Independent marketers like A.Y.M. Shafa and A.A. Rano also raised their prices to ₦955 per litre in Abuja. Many filling stations reported that despite having older stock purchased at lower prices, they were compelled to adjust prices due to uncertainty and market volatility.
“We’re dealing with speculative pricing at the depot level. Even if you have stock bought at a lower cost, the fear of not being able to restock at the same rate is forcing everyone to raise pump prices,” said a manager at a Lagos filling station.
Depot Prices Hit New Highs as Supply Tightens
Petrol depot pricing trends confirm the upward spiral. As of June 23, major depot hubs such as NIPCO, WOSBAB, and Pinnacle set their PMS ex-depot prices between ₦920 and ₦925 per litre. The price increase is attributed to rising upstream costs, international crude prices, and speculative activity.
PetroleumPrice.ng’s CEO, Olatide Jeremiah, stated that the 3% increase in global crude prices was being amplified at the local level.
“The surge in depot fuel prices is abnormal. Depot owners are hiking prices by over 10%, far beyond the crude oil price movement,” he said.
According to data from the platform, Dangote’s depot closed at ₦905 per litre. NIPCO Lagos reported the highest increase — ₦25 per litre, representing a 2.72% spike. Meanwhile, other depots like Fynefield, Ever, and TSL recorded prices as high as ₦940/litre. A few depots, such as First Fortune and Rainoil, managed to maintain a ₦920/litre benchmark.
International Conflict Fuels Global Oil Market Unrest
The petrol price hike in Nigeria also coincides with a volatile international oil market, driven by rising geopolitical tensions between the United States and Iran. Over the weekend, a US-Israeli airstrike reportedly hit Iranian nuclear sites, leading to retaliatory missile attacks by Iran on US military bases in Qatar and Iraq.
Six Iranian missiles targeted the Al Udeid US airbase in Qatar, with Doha confirming the strike as a “flagrant violation.” The hostilities have shaken global energy markets, pushing oil prices to new highs before a surprising correction on Monday.
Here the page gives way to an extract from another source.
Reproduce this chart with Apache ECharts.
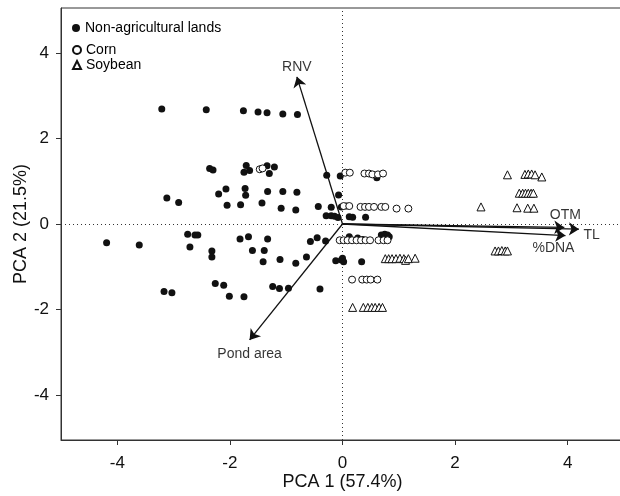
<!DOCTYPE html>
<html>
<head>
<meta charset="utf-8">
<script src="https://cdn.jsdelivr.net/npm/echarts@6/dist/echarts.min.js"></script>
<style>
html, body { margin: 0; padding: 0; background: #fff; }
#chart { width: 620px; height: 496px; }
</style>
</head>
<body>
<div id="chart"></div>
<script>
// PCA scores [PCA1, PCA2]
var nonAgri = [
    [-3.21, 2.69], [-3.12, 0.61], [-2.91, 0.50], [-4.19, -0.44], [-3.61, -0.49],
    [-2.75, -0.24], [-2.62, -0.26], [-2.57, -0.26], [-2.71, -0.54], [-3.17, -1.58],
    [-3.03, -1.61], [-2.42, 2.67], [-1.76, 2.65], [-1.50, 2.62], [-1.34, 2.60],
    [-1.06, 2.57], [-0.80, 2.56], [-2.36, 1.30], [-2.30, 1.26], [-1.71, 1.37],
    [-1.75, 1.21], [-1.65, 1.25], [-1.34, 1.36], [-1.21, 1.33], [-1.30, 1.18],
    [-0.28, 1.14], [-0.04, 1.12], [-2.20, 0.70], [-2.07, 0.82], [-1.73, 0.83],
    [-1.72, 0.67], [-1.33, 0.76], [-1.06, 0.76], [-0.81, 0.74], [-2.05, 0.44],
    [-1.81, 0.45], [-1.43, 0.49], [-1.09, 0.37], [-0.83, 0.33], [-0.43, 0.41],
    [-0.20, 0.39], [-0.02, 0.40], [-0.07, 0.68], [-0.29, 0.19], [-0.20, 0.19],
    [-0.14, 0.18], [-0.08, 0.15], [-1.82, -0.35], [-1.67, -0.30], [-1.33, -0.35],
    [-2.32, -0.63], [-2.32, -0.77], [-1.60, -0.62], [-1.39, -0.62], [-1.41, -0.88],
    [-1.11, -0.83], [-0.83, -0.92], [-0.64, -0.77], [-0.57, -0.41], [-0.45, -0.32],
    [-0.30, -0.40], [-0.12, -0.86], [-0.02, -0.84], [-2.26, -1.39], [-2.11, -1.43],
    [-2.01, -1.69], [-1.75, -1.70], [-1.24, -1.46], [-1.12, -1.51], [-0.96, -1.50],
    [-0.40, -1.52], [0.61, 1.08], [0.12, 0.17], [0.18, 0.16], [0.41, 0.16],
    [0.12, -0.30], [0.27, -0.33], [0.36, -0.36], [0.69, -0.26], [0.75, -0.24],
    [0.80, -0.26], [0.83, -0.30], [0.00, -0.80], [0.02, -0.88], [0.34, -0.88],
    [0.07, 0.42]
];
var corn = [
    [-1.47, 1.28], [-1.42, 1.30], [0.05, 1.20], [0.13, 1.20], [0.39, 1.18],
    [0.47, 1.18], [0.53, 1.16], [0.63, 1.16], [0.72, 1.18], [0.02, 0.42],
    [0.12, 0.42], [0.32, 0.40], [0.40, 0.40], [0.47, 0.40], [0.56, 0.40],
    [0.69, 0.40], [0.76, 0.40], [0.96, 0.36], [1.17, 0.36], [-0.05, -0.38],
    [0.02, -0.38], [0.09, -0.38], [0.17, -0.38], [0.25, -0.38], [0.33, -0.38],
    [0.41, -0.38], [0.49, -0.38], [0.64, -0.38], [0.73, -0.38], [0.80, -0.38],
    [0.17, -1.30], [0.35, -1.30], [0.43, -1.30], [0.50, -1.30], [0.62, -1.30]
];
var soybean = [
    [2.46, 0.40], [2.93, 1.15], [3.24, 1.16], [3.30, 1.17], [3.36, 1.17],
    [3.42, 1.15], [3.54, 1.10], [3.14, 0.72], [3.20, 0.72], [3.25, 0.72],
    [3.30, 0.72], [3.35, 0.72], [3.39, 0.72], [3.10, 0.38], [3.29, 0.37],
    [3.40, 0.37], [2.71, -0.63], [2.77, -0.63], [2.83, -0.62], [2.89, -0.63],
    [2.93, -0.63], [0.76, -0.81], [0.82, -0.81], [0.88, -0.81], [0.95, -0.81],
    [1.02, -0.80], [1.09, -0.81], [1.12, -0.85], [1.17, -0.81], [1.29, -0.80],
    [0.18, -1.95], [0.37, -1.95], [0.45, -1.95], [0.52, -1.95], [0.58, -1.95],
    [0.65, -1.95], [0.71, -1.95]
];

// variable loadings (arrow tips)
var loadNames = ['RNV', 'Pond area', 'OTM', 'TL', '%DNA'];
var loadX = [-0.81, -1.65, 3.94, 4.20, 3.96];
var loadY = [3.44, -2.71, -0.08, -0.12, -0.27];

// tick labels
var xTicks = [-4, -2, 0, 2, 4];
var yTicks = [-4, -2, 0, 2, 4];

var font = "'Liberation Sans', Arial, sans-serif";
var ink = '#111';

// where each loading label sits relative to its arrow tip
var labelPlace = {
    'RNV': { position: 'top', distance: 2 },
    'Pond area': { position: 'bottom', distance: 7 },
    'OTM': { position: 'top', distance: 5, offset: [1, 0] },
    'TL': { position: 'right', distance: 4, offset: [0, 6] },
    '%DNA': { position: 'bottom', distance: 5, offset: [-12, 0] }
};

var arrows = [];
var tips = [];
for (var i = 0; i < loadNames.length; i++) {
    arrows.push({ coords: [[0, 0], [loadX[i], loadY[i]]] });
    var lab = labelPlace[loadNames[i]];
    tips.push({
        name: loadNames[i],
        value: [loadX[i], loadY[i]],
        label: {
            show: true,
            formatter: loadNames[i],
            color: '#000',
            fontSize: 14,
            fontFamily: font,
            position: lab.position,
            distance: lab.distance,
            offset: lab.offset || [0, 0]
        }
    });
}

var myChart = echarts.init(document.getElementById('chart'));

var axisCommon = {
    type: 'value',
    splitLine: { show: false },
    axisLine: { onZero: false, lineStyle: { color: '#333', width: 1 } },
    axisTick: { inside: false, length: 5, lineStyle: { color: '#333' } },
    axisLabel: { color: ink, fontSize: 17, fontFamily: font },
    nameLocation: 'middle',
    nameMoveOverlap: false,
    nameTextStyle: { color: ink, fontSize: 18, fontFamily: font }
};

option = {
    animation: false,
    textStyle: { fontFamily: font },
    grid: {
        left: 61,
        top: 8,
        right: -4,
        bottom: 56,
        show: true,
        borderColor: '#333',
        borderWidth: 1,
        containLabel: false,
        outerBoundsMode: 'none'
    },
    legend: [{
        data: ['Non-agricultural lands'],
        left: 67,
        top: 16,
        orient: 'vertical',
        itemWidth: 8,
        itemHeight: 8,
        itemGap: 2,
        textStyle: { fontSize: 14, color: '#000', fontFamily: font }
    }, {
        data: ['Corn', 'Soybean'],
        left: 67,
        top: 38,
        orient: 'vertical',
        itemWidth: 8,
        itemHeight: 8,
        itemGap: 1,
        textStyle: { fontSize: 14, color: '#000', fontFamily: font }
    }],
    xAxis: Object.assign({}, axisCommon, {
        min: -5,
        max: 5,
        name: 'PCA 1 (57.4%)',
        nameGap: 33,
        axisTick: Object.assign({}, axisCommon.axisTick, { customValues: xTicks }),
        axisLabel: Object.assign({}, axisCommon.axisLabel, { customValues: xTicks, margin: 15 })
    }),
    yAxis: Object.assign({}, axisCommon, {
        min: -5.05,
        max: 5.05,
        name: 'PCA 2 (21.5%)',
        nameGap: 31,
        axisTick: Object.assign({}, axisCommon.axisTick, { customValues: yTicks }),
        axisLabel: Object.assign({}, axisCommon.axisLabel, { customValues: yTicks, margin: 12 })
    }),
    series: [
        {
            name: 'Non-agricultural lands',
            type: 'scatter',
            symbol: 'circle',
            symbolSize: 7,
            itemStyle: { color: ink, opacity: 1 },
            data: nonAgri,
            z: 3,
            markLine: {
                silent: true,
                symbol: 'none',
                label: { show: false },
                lineStyle: { color: '#333', width: 1, type: [1, 3] },
                data: [{ xAxis: 0 }, { yAxis: 0 }],
                z: 1
            }
        },
        {
            name: 'Corn',
            type: 'scatter',
            symbol: 'circle',
            symbolSize: 7,
            itemStyle: { color: '#fff', borderColor: ink, borderWidth: 1, opacity: 1 },
            data: corn,
            z: 3
        },
        {
            name: 'Soybean',
            type: 'scatter',
            symbol: 'triangle',
            symbolSize: 8,
            itemStyle: { color: '#fff', borderColor: ink, borderWidth: 1, opacity: 1 },
            data: soybean,
            z: 3
        },
        {
            name: 'loadings',
            type: 'lines',
            coordinateSystem: 'cartesian2d',
            silent: true,
            symbol: ['none', 'arrow'],
            symbolSize: [0, 10],
            lineStyle: { color: ink, width: 1.3, opacity: 1, curveness: 0 },
            data: arrows,
            z: 4
        },
        {
            name: 'loading labels',
            type: 'scatter',
            silent: true,
            symbol: 'circle',
            symbolSize: 1,
            itemStyle: { color: 'rgba(0,0,0,0)' },
            data: tips,
            z: 5
        }
    ]
};

myChart.setOption(option);
</script>
</body>
</html>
Brent crude, which earlier climbed, unexpectedly dropped to $71.66 per barrel, while West Texas Intermediate (WTI) crude fell to $68.32 per barrel. Analysts suggest this price dip may be temporary, as market uncertainty remains high.
Despite the marginal rise in crude prices, depot-level reactions in Nigeria appear disproportionate — driven more by speculation than actual supply shocks.
Inflation Woes and Economic Impact Loom
The latest petrol price spike is expected to compound Nigeria’s inflation woes, particularly in transportation and food logistics. With PMS prices rising steadily since subsidy removal, household budgets and small businesses are increasingly strained.
Transport unions in Lagos and Abuja have already hinted at impending fare increases, while businesses reliant on generators for electricity say operational costs are becoming unsustainable.
Experts warn that if ex-depot prices continue to climb unchecked, Nigeria could see pump prices approach ₦1,000 per litre in the coming weeks — barring any regulatory intervention or decline in global oil prices.